In summary, a properly-configured TLS server *should not* attempt to mitigate CVE-2011-3389, as this discourages clients from mitigating CVE-2013-2566, and clients already mitigate CVE-2011-3389. Please reconsider the relative ratings for these vulnerabilities to allow PCI-compliant servers to re-enable CBC-based ciphersuites, so that browser vendors can more comfortably disable support for RC4 as required by RFC 7465 [4] [7] [8].

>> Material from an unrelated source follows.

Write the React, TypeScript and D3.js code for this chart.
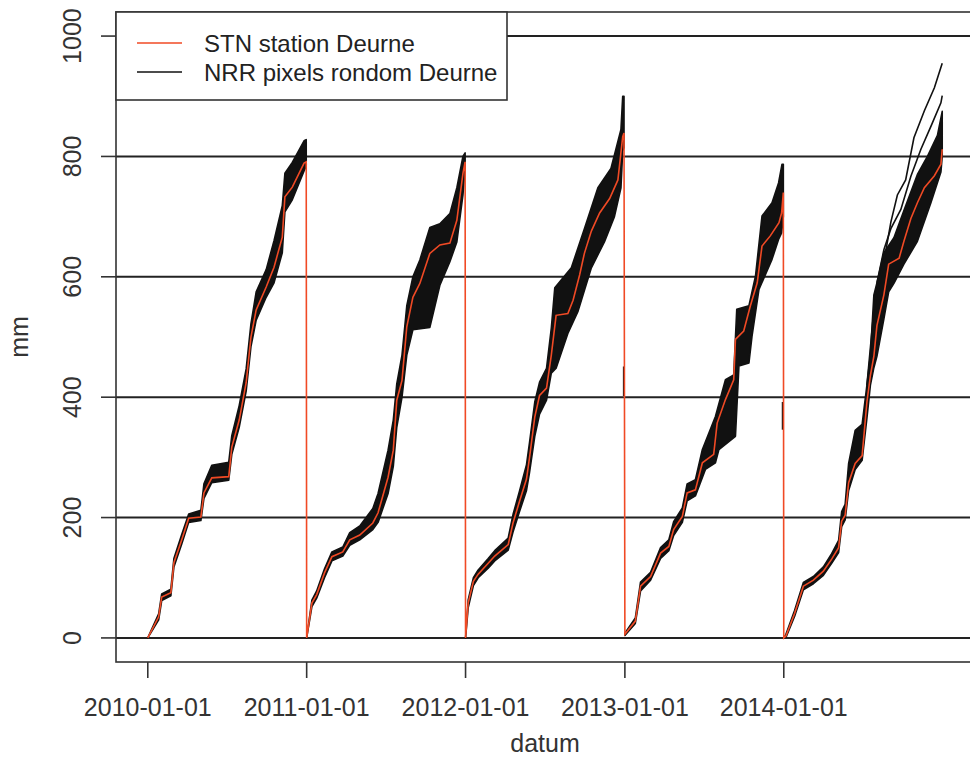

Thank you for your consideration,

Michael Catanzaro

[1] https://web.nvd.nist.gov/view/vuln/detail?vulnId=CVE-2011-3389
[2] https://web.nvd.nist.gov/view/vuln/detail?vulnId=CVE-2013-2566
[3] http://www.rfc-editor.org/rfc/rfc7465.txt
[4] https://code.google.com/p/chromium/issues/detail?id=375342#c17
[5] https://bugzilla.mozilla.org/show_bug.cgi?id=665814#c59
[6] https://www.blackhat.com/asia-15/briefings.html#bar-mitzva-attack-breaking-ssl-with-13-year-old-rc4-weakness
[7] https://bugzilla.mozilla.org/show_bug.cgi?id=999544
[8] https://bugs.webkit.org/show_bug.cgi?id=140014

Now, will this actually work? Will I even get a response? I have no clue. Let’s find out!